The scene was The Independent's Memorial Day weekend ownership meeting. I noticed every one there had something I didn't a wireless device. These were things I knew little about. Jerry Della Femina's whatever-he-has hummed with activity. It rang, it beeped, it played music. He'd constantly gaze at it text messages, phone calls, e-mails, alerts. It was as if he had a personal assistant hanging on his belt, a tiny but very efficient midget that handled the day-to-day affairs about his business empire while he pretended to listen to me drone on about how I deserved a fat raise.

Everyone was getting messages and beeps of every description while I sitting there like a nincompoop waiting for Scotty to beam me up. It was embarrassing.

Our salesman, Ben, has a Palm Treo and cell phone and a racing bicycle and a motorcycle. His Palm takes pictures, as does his cell phone, but he also carries around a couple of digital cameras. He also has a Sony laptop that is small enough for Jerry's midget to use, and of course, an iPod or two.

"We're men," he explained. "Men need gadgets."

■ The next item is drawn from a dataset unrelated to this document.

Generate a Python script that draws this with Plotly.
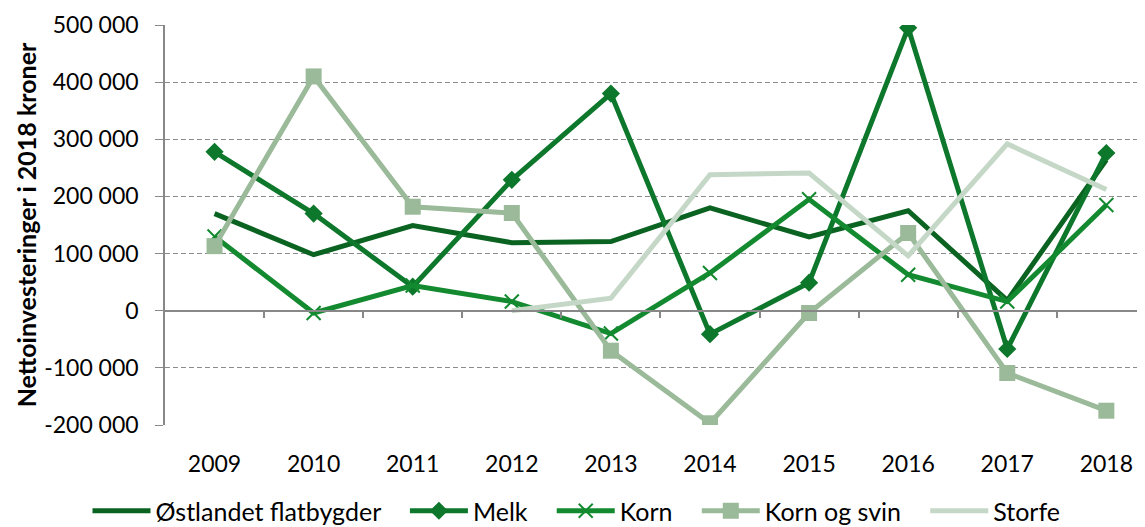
import plotly.graph_objects as go

years = ["2009", "2010", "2011", "2012", "2013", "2014", "2015", "2016", "2017", "2018"]
ostlandet = [170000, 98000, 149000, 119000, 121000, 180000, 129000, 175000, 18000, 264000]
melk = [278000, 170000, 42000, 229000, 380000, -41000, 49000, 495000, -67000, 276000]
korn = [130000, -4000, 44000, 16000, -40000, 66000, 195000, 63000, 16000, 185000]
korn_svin = [113000, 410000, 182000, 171000, -70000, -197000, -4000, 136000, -109000, -175000]
storfe = [None, None, None, 0, 22000, 238000, 241000, 96000, 292000, 212000]

y_ticks = [-200000, -100000, 0, 100000, 200000, 300000, 400000, 500000]
y_labels = ["-200 000", "-100 000", "0", "100 000", "200 000", "300 000", "400 000", "500 000"]

xi = list(range(len(years)))
FONT = "Lato"
PAD = "\u00a0\u00a0\u00a0"

fig = go.Figure()
fig.add_trace(go.Scatter(x=xi, y=ostlandet, name="Østlandet flatbygder" + PAD, mode="lines",
                         line=dict(color="#0b6321", width=5)))
fig.add_trace(go.Scatter(x=xi, y=melk, name="Melk" + PAD, mode="lines+markers",
                         line=dict(color="#0d772b", width=5),
                         marker=dict(symbol="diamond", size=14, color="#0d772b")))
fig.add_trace(go.Scatter(x=xi, y=korn, name="Korn" + PAD, mode="lines+markers",
                         line=dict(color="#138a2f", width=5),
                         marker=dict(symbol="x-thin", size=14, color="#138a2f",
                                     line=dict(color="#138a2f", width=2))))
fig.add_trace(go.Scatter(x=xi, y=korn_svin, name="Korn og svin" + PAD, mode="lines+markers",
                         line=dict(color="#9aba99", width=5),
                         marker=dict(symbol="square", size=16, color="#9aba99")))
fig.add_trace(go.Scatter(x=xi, y=storfe, name="Storfe", mode="lines",
                         line=dict(color="#c5d8c7", width=5), connectgaps=False))

# page body has an 8px margin, so the figure is sized to fit the window
fig.update_layout(
    width=1137, height=519,
    margin=dict(l=157, r=0, t=17, b=102, autoexpand=False),
    paper_bgcolor="white", plot_bgcolor="white",
    font=dict(family=FONT, size=23, color="black"),
    showlegend=True,
    legend=dict(orientation="h", xref="container", x=0.5, xanchor="center",
                y=-0.215, yanchor="middle",
                font=dict(size=25), itemwidth=58, tracegroupgap=0),
    xaxis=dict(range=[-0.5, 9.39], tickmode="array", tickvals=xi, ticktext=years,
               showgrid=False, zeroline=False, showline=False,
               ticks="outside", ticklen=18, tickcolor="rgba(0,0,0,0)",
               tickfont=dict(size=23), fixedrange=True, automargin=False),
    xaxis2=dict(range=[-0.5, 9.39], overlaying="x", anchor="free", position=2/7,
                side="bottom", tickmode="array",
                tickvals=[i + 0.5 for i in xi], showticklabels=False,
                ticks="outside", ticklen=7, tickcolor="#888888", tickwidth=1.5,
                showline=True, linecolor="#888888", linewidth=1.5,
                showgrid=False, zeroline=False, automargin=False),
    yaxis=dict(range=[-200000, 500000], tickmode="array", tickvals=y_ticks, ticktext=y_labels,
               showgrid=True, gridcolor="#8c8c8c", griddash="5px,3px", gridwidth=1.3,
               zeroline=True, zerolinecolor="#888888", zerolinewidth=1.5,
               showline=True, linecolor="#888888", linewidth=1.5,
               ticks="outside", ticklen=8, tickcolor="#888888",
               ticklabelstandoff=12,
               tickfont=dict(size=23), automargin=False,
               title=dict(text="<b>Nettoinvesteringer i 2018 kroner</b>", font=dict(size=25),
                          standoff=0)),
)
# invisible trace to activate the zero-crossing category axis
fig.add_trace(go.Scatter(x=[0], y=[None], xaxis="x2", showlegend=False, hoverinfo="skip"))

fig.write_html("out.html")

That did it. I ordered a brand new Palm Treo 680 and all the accessories that go with it, like the one with a suction cup that allows me to attach the thing to the windshield of my car.

Karen, my long-suffering wife, was skeptical. "Did you really need to spend that kind of money?" She pointed out I have three computers at home, a room full at work, and we both have perfectly good cell phones. "What are you going to do with it?"

It was then that my true genius surfaced. Realizing I had wasted valuable money, and backed up against the proverbial wall, I uttered a few magical words.

"You know how I always get impatient when you're shopping for shoes? Well, if I could go online it would give me something to do while you shop and I wouldn't bug you as much."

She ended up buying the thing for me.